Data shown ->
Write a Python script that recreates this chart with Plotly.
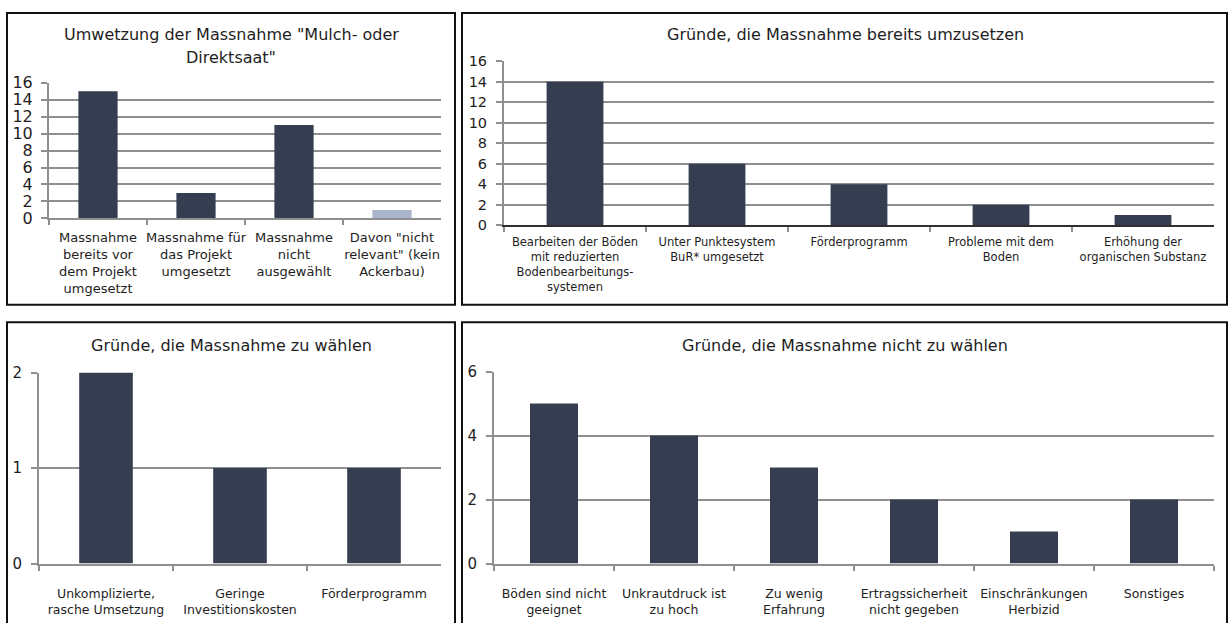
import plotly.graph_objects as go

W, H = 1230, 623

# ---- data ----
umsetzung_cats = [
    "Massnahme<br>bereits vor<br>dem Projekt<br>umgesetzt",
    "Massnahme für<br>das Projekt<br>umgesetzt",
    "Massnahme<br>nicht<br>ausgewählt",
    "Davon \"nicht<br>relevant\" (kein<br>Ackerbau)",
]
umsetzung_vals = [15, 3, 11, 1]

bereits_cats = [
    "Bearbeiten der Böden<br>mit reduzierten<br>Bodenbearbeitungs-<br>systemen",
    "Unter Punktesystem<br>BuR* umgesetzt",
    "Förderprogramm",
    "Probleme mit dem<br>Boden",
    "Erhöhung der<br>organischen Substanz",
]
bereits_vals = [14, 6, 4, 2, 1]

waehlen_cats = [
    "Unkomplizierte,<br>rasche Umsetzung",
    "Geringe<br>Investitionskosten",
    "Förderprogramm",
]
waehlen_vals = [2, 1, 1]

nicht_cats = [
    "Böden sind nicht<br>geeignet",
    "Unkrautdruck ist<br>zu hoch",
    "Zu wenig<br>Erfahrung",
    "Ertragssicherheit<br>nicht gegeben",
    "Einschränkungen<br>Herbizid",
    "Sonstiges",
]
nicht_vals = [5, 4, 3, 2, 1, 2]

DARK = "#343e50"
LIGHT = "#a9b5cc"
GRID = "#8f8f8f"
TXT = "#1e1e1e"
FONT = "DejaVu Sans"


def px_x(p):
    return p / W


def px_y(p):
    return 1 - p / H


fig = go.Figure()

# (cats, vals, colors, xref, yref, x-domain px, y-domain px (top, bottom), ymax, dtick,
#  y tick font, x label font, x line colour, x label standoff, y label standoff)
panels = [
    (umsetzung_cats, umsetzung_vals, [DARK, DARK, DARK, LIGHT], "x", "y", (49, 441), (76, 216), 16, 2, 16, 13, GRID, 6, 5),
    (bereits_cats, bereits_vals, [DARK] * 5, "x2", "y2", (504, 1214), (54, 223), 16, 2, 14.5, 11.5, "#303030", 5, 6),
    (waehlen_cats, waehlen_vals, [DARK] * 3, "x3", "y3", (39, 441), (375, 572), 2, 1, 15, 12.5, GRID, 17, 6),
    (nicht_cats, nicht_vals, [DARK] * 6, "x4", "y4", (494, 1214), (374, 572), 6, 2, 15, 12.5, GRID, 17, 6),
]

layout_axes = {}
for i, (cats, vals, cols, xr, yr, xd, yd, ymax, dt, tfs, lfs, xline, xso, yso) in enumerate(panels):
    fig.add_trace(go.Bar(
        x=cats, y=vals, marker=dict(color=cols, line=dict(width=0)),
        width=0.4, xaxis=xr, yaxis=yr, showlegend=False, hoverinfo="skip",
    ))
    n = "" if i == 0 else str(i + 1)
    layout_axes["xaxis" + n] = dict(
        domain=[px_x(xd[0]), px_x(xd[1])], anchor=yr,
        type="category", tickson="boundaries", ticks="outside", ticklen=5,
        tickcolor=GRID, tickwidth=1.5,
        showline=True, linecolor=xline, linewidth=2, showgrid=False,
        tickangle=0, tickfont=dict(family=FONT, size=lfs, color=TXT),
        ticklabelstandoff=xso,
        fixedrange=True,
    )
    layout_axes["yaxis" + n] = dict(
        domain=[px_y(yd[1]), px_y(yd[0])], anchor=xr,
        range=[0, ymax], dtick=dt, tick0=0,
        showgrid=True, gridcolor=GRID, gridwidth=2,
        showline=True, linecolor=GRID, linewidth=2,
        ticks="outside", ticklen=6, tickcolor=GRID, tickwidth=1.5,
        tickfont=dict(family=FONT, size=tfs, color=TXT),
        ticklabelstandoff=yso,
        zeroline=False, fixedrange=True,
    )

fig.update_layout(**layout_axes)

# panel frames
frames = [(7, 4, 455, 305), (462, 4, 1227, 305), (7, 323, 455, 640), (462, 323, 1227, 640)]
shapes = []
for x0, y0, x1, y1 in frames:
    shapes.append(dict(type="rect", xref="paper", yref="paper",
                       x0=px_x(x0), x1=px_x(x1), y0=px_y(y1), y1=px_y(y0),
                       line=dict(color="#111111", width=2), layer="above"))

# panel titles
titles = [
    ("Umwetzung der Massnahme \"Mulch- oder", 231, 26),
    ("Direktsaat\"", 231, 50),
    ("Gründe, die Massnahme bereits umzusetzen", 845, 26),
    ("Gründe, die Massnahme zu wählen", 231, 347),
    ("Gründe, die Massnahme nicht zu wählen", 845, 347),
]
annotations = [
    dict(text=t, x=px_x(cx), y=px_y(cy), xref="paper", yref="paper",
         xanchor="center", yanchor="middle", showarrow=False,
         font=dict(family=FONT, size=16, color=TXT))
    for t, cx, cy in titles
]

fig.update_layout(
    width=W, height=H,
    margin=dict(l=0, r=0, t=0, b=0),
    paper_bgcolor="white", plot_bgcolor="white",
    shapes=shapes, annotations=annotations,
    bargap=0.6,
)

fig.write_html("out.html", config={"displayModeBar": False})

Challenge -> Repeat the listing above up to and including the line with "umsetzung_vals = [15, 3, 11, 1]", starting from its first line. Drop any pictures.

Written response ->
Write a Python script that recreates this chart with Plotly.
import plotly.graph_objects as go

W, H = 1230, 623

# ---- data ----
umsetzung_cats = [
    "Massnahme<br>bereits vor<br>dem Projekt<br>umgesetzt",
    "Massnahme für<br>das Projekt<br>umgesetzt",
    "Massnahme<br>nicht<br>ausgewählt",
    "Davon \"nicht<br>relevant\" (kein<br>Ackerbau)",
]
umsetzung_vals = [15, 3, 11, 1]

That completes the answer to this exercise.